Womenz Magazine

Single Foster Mom says She is a Proud Black Woman with Three White Kids: ‘Love has no color in my home

Images Credits: Treka Engleman via Love What Matters

Treka Engleman is a single foster mother from Cincinnati, Ohio, who grew up in a broken family. Treka lost her mother when she was six years old and suffered greatly as a result. Despite having ten older siblings, she was always on her own.

Sharing her story with Love What Matters, Engleman said,

“I’ve never had anyone to show me how to be a mom, but I guess it just came naturally to me. I have 20 nieces and nephews, three great nieces, and a host of cousins who I have babysat over the years.”

“I’ve worked in childcare ever since I graduated from High School. I’ve always babysat for different families; I guess I thought I was a natural when it came to taking care of children. Little did I know three children would change my life.”

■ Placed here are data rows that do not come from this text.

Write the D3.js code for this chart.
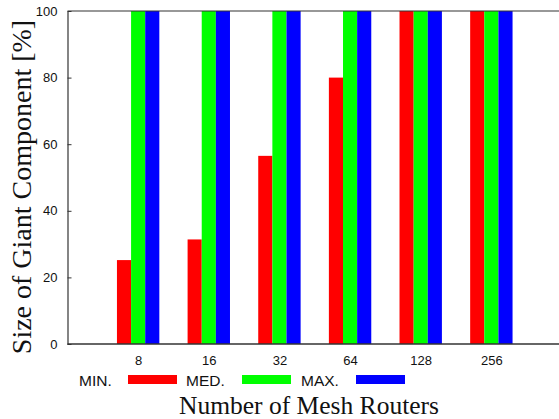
<!DOCTYPE html>
<html>
<head>
<meta charset="utf-8">
<script src="https://cdn.jsdelivr.net/npm/d3@7"></script>
<style>
  html, body { margin: 0; padding: 0; background: #fff; }
  svg { display: block; }
</style>
</head>
<body>
<svg id="chart" width="559" height="419"></svg>
<script>
// Network sizes (number of mesh routers)
const categories = ["8", "16", "32", "64", "128", "256"];
// Size of the giant component, percent
const minValues = [25.2, 31.4, 56.5, 80, 100, 100];
const medValues = [100, 100, 100, 100, 100, 100];
const maxValues = [100, 100, 100, 100, 100, 100];
const seriesNames = ["MIN.", "MED.", "MAX."];
const yTicks = [0, 20, 40, 60, 80, 100];

const series = [
  { name: seriesNames[0], values: minValues, color: "#ff0000" },
  { name: seriesNames[1], values: medValues, color: "#00ff00" },
  { name: seriesNames[2], values: maxValues, color: "#0000ff" }
];

const svg = d3.select("#chart");
const plotLeft = 67.5, plotTop = 11, plotBottom = 344, plotRight = 562;

const x = d3.scaleLinear().domain([0, categories.length + 1]).range([plotLeft, plotRight]);
const y = d3.scaleLinear().domain([0, 100]).range([plotBottom, plotTop]);
const barW = (x(1) - x(0)) * 0.2;

// bars
series.forEach((s, si) => {
  svg.append("g")
    .selectAll("rect")
    .data(s.values)
    .join("rect")
    .attr("x", (d, i) => x(i + 1) + (si - 1.5) * barW)
    .attr("y", d => y(d))
    .attr("width", barW)
    .attr("height", d => y(0) - y(d))
    .attr("fill", s.color);
});

// frame: left, top, bottom
const frameColor = "#333";
svg.append("line").attr("x1", plotLeft).attr("x2", 559).attr("y1", plotTop).attr("y2", plotTop)
  .attr("stroke", frameColor).attr("stroke-width", 1.2);
svg.append("line").attr("x1", plotLeft).attr("x2", 559).attr("y1", plotBottom).attr("y2", plotBottom)
  .attr("stroke", frameColor).attr("stroke-width", 1.5);

// y axis with inward ticks
const yAxis = d3.axisLeft(y).tickValues(yTicks).tickSizeInner(-4).tickSizeOuter(0).tickPadding(10);
const gy = svg.append("g").attr("transform", `translate(${plotLeft},0)`).call(yAxis);
gy.select(".domain").attr("stroke", frameColor).attr("stroke-width", 1.2);
gy.selectAll(".tick line").attr("stroke", frameColor);
gy.selectAll("text").attr("font-family", "Liberation Sans, Arial, sans-serif")
  .attr("font-size", 13).attr("fill", "#111");

// x tick labels
const xAxis = d3.axisBottom(x).tickValues(categories.map((c, i) => i + 1))
  .tickFormat((d) => categories[d - 1]).tickSize(0).tickPadding(12);
const gx = svg.append("g").attr("transform", `translate(0,${plotBottom})`).call(xAxis);
gx.select(".domain").remove();
gx.selectAll("text").attr("font-family", "Liberation Sans, Arial, sans-serif")
  .attr("font-size", 13).attr("fill", "#111");

// legend
const legendPos = [{ tx: 79, sx: 128 }, { tx: 186, sx: 242 }, { tx: 301, sx: 356 }];
series.forEach((s, i) => {
  svg.append("text").attr("x", legendPos[i].tx).attr("y", 386)
    .attr("font-family", "Liberation Sans, Arial, sans-serif").attr("font-size", 15.5)
    .attr("fill", "#111").text(s.name);
  svg.append("rect").attr("x", legendPos[i].sx).attr("y", 375)
    .attr("width", 49).attr("height", 9).attr("fill", s.color);
});

// axis titles
svg.append("text").attr("x", 309).attr("y", 414).attr("text-anchor", "middle")
  .attr("font-family", "Liberation Serif, Times New Roman, serif").attr("font-size", 25.5)
  .attr("fill", "#111").text("Number of Mesh Routers");
svg.append("text").attr("transform", "translate(31,187) rotate(-90)").attr("text-anchor", "middle")
  .attr("font-family", "Liberation Serif, Times New Roman, serif").attr("font-size", 28)
  .attr("fill", "#111").text("Size of Giant Component [%]");
</script>
</body>
</html>
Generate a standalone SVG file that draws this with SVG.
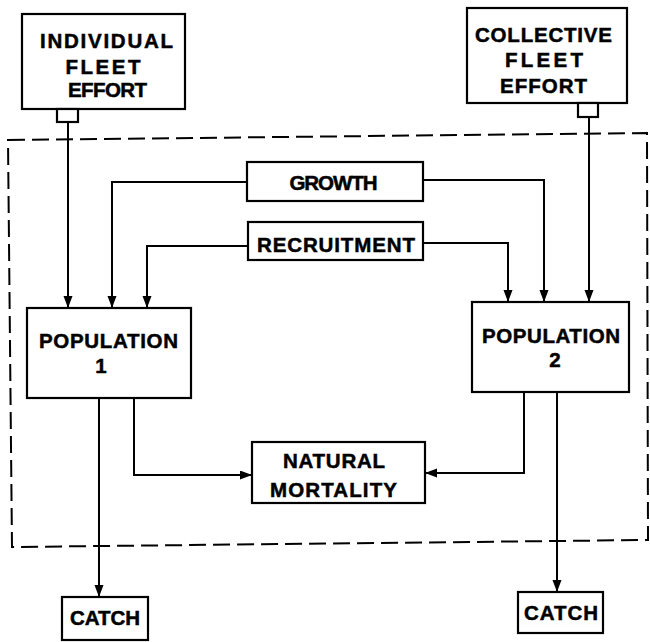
<svg xmlns="http://www.w3.org/2000/svg" width="650" height="642" viewBox="0 0 650 642">
<defs>
<marker id="ah" markerUnits="userSpaceOnUse" markerWidth="13" markerHeight="10" refX="12" refY="4.5" orient="auto">
<path d="M0,0 L12,4.5 L0,9 Z" fill="#000"/>
</marker>
<style>
.box{fill:#fff;stroke:#000;stroke-width:2.2}
.lbl{font-family:"Liberation Sans",Arial,sans-serif;font-weight:bold;font-size:20.5px;fill:#000;stroke:#000;stroke-width:0.5;text-anchor:middle}
.con{fill:none;stroke:#000;stroke-width:2}
.dash{fill:none;stroke:#000;stroke-width:2;stroke-dasharray:17 7}
</style>
</defs>
<rect width="650" height="642" fill="#fff"/>
<path class="dash" d="M8,140 L647,133 L648,540 L12,547 Z"/>
<g id="connectors">
<path class="con" d="M68,122 L68,308" marker-end="url(#ah)"/>
<path class="con" d="M247,182 L112,182 L112,308" marker-end="url(#ah)"/>
<path class="con" d="M248,246 L147,246 L147,308" marker-end="url(#ah)"/>
<path class="con" d="M423,180 L544,180 L544,302" marker-end="url(#ah)"/>
<path class="con" d="M423,243 L508,243 L508,302" marker-end="url(#ah)"/>
<path class="con" d="M589,117 L589,302" marker-end="url(#ah)"/>
<path class="con" d="M99,398 L99,597" marker-end="url(#ah)"/>
<path class="con" d="M134,398 L134,475 L252,475" marker-end="url(#ah)"/>
<path class="con" d="M524,392 L524,473 L425,473" marker-end="url(#ah)"/>
<path class="con" d="M557,392 L557,592" marker-end="url(#ah)"/>
</g>
<g id="individual">
<rect class="box" x="22" y="14" width="163" height="95"/>
<rect class="box" x="57" y="109" width="21" height="13"/>
<text class="lbl" x="106.5" y="48" textLength="133" lengthAdjust="spacing">INDIVIDUAL</text>
<text class="lbl" x="103" y="74" textLength="75" lengthAdjust="spacing">FLEET</text>
<text class="lbl" x="107.5" y="97" textLength="79" lengthAdjust="spacing">EFFORT</text>
</g>
<g id="collective">
<rect class="box" x="467" y="8" width="160" height="95"/>
<rect class="box" x="578" y="103" width="20" height="14"/>
<text class="lbl" x="543.5" y="42" textLength="137" lengthAdjust="spacing">COLLECTIVE</text>
<text class="lbl" x="544" y="67" textLength="78" lengthAdjust="spacing">FLEET</text>
<text class="lbl" x="543.5" y="93" textLength="87" lengthAdjust="spacing">EFFORT</text>
</g>
<g id="growth">
<rect class="box" x="247" y="162" width="176" height="39"/>
<text class="lbl" x="333.5" y="190" textLength="88" lengthAdjust="spacing">GROWTH</text>
</g>
<g id="recruitment">
<rect class="box" x="248" y="222" width="175" height="38"/>
<text class="lbl" x="336" y="252" textLength="158" lengthAdjust="spacing">RECRUITMENT</text>
</g>
<g id="population1">
<rect class="box" x="27" y="308" width="164" height="90"/>
<text class="lbl" x="108.5" y="348" textLength="139" lengthAdjust="spacing">POPULATION</text>
<text class="lbl" x="101" y="373">1</text>
</g>
<g id="population2">
<rect class="box" x="472" y="302" width="157" height="90"/>
<text class="lbl" x="551" y="343" textLength="138" lengthAdjust="spacing">POPULATION</text>
<text class="lbl" x="555" y="367">2</text>
</g>
<g id="natural-mortality">
<rect class="box" x="252" y="442" width="173" height="61"/>
<text class="lbl" x="334" y="468" textLength="102" lengthAdjust="spacing">NATURAL</text>
<text class="lbl" x="333.5" y="497" textLength="127" lengthAdjust="spacing">MORTALITY</text>
</g>
<g id="catch1">
<rect class="box" x="62" y="597" width="86" height="43"/>
<text class="lbl" x="105" y="625" textLength="70" lengthAdjust="spacing">CATCH</text>
</g>
<g id="catch2">
<rect class="box" x="518" y="592" width="85" height="41"/>
<text class="lbl" x="561" y="620" textLength="74" lengthAdjust="spacing">CATCH</text>
</g>
</svg>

Treka stated that she had always wanted to be a foster mother but was reluctant because she was not married and did not have children of her own.

“I didn’t think I would qualify, but I did some research, asked around, and made some phone calls anyway. As it turns out, you have to be at least the age of 21, and you can be single or married! I talked to my family about it, and I just decided I was going to go for it! At the time, I was rooming with my sister when I decided to get a two-bedroom apartment of my own and start the process.”

Treka started attending adoption and parenting classes at St. Joseph Orphanage in August 2016. She learned a lot about children who were abandoned by their parents or became orphans.

Treka stated that after hearing all of the heartbreaking stories, she felt compelled to adopt every orphan child in the world.

“It was a complete emotional roller coaster. Hearing the stories about some children that go through foster care just brought tears to my eyes and broke my heart. I lost my mom when I was young, but I couldn’t imagine being without my family. At that point, I wanted to take every kid in that I could.”

She further said, “I was getting close to the end, and I had to make a decision of what sex, race, and age range I wanted to foster. There was never really any question of the matter. I immediately marked African American and Caucasian. Color doesn’t matter to me. Love loves no matter what color you are.”

“You know what I was thinking?” Said Treka. “I love these kids and wouldn’t have it any other way. They needed a home, and I had more than enough to give them. They immediately became a part of my family. My family does not see color, just kids that needed someone.”

“Yes, I have had my fair share of stares while we’re out in public, but we just keep walking by unbothered.” She continued. “I’ve had people ask me, ‘Oh, are you babysitting?’ and my response is no, they are my children. No questions asked. I never say ‘foster children,’ but my children. Because that’s what they are and always will be.”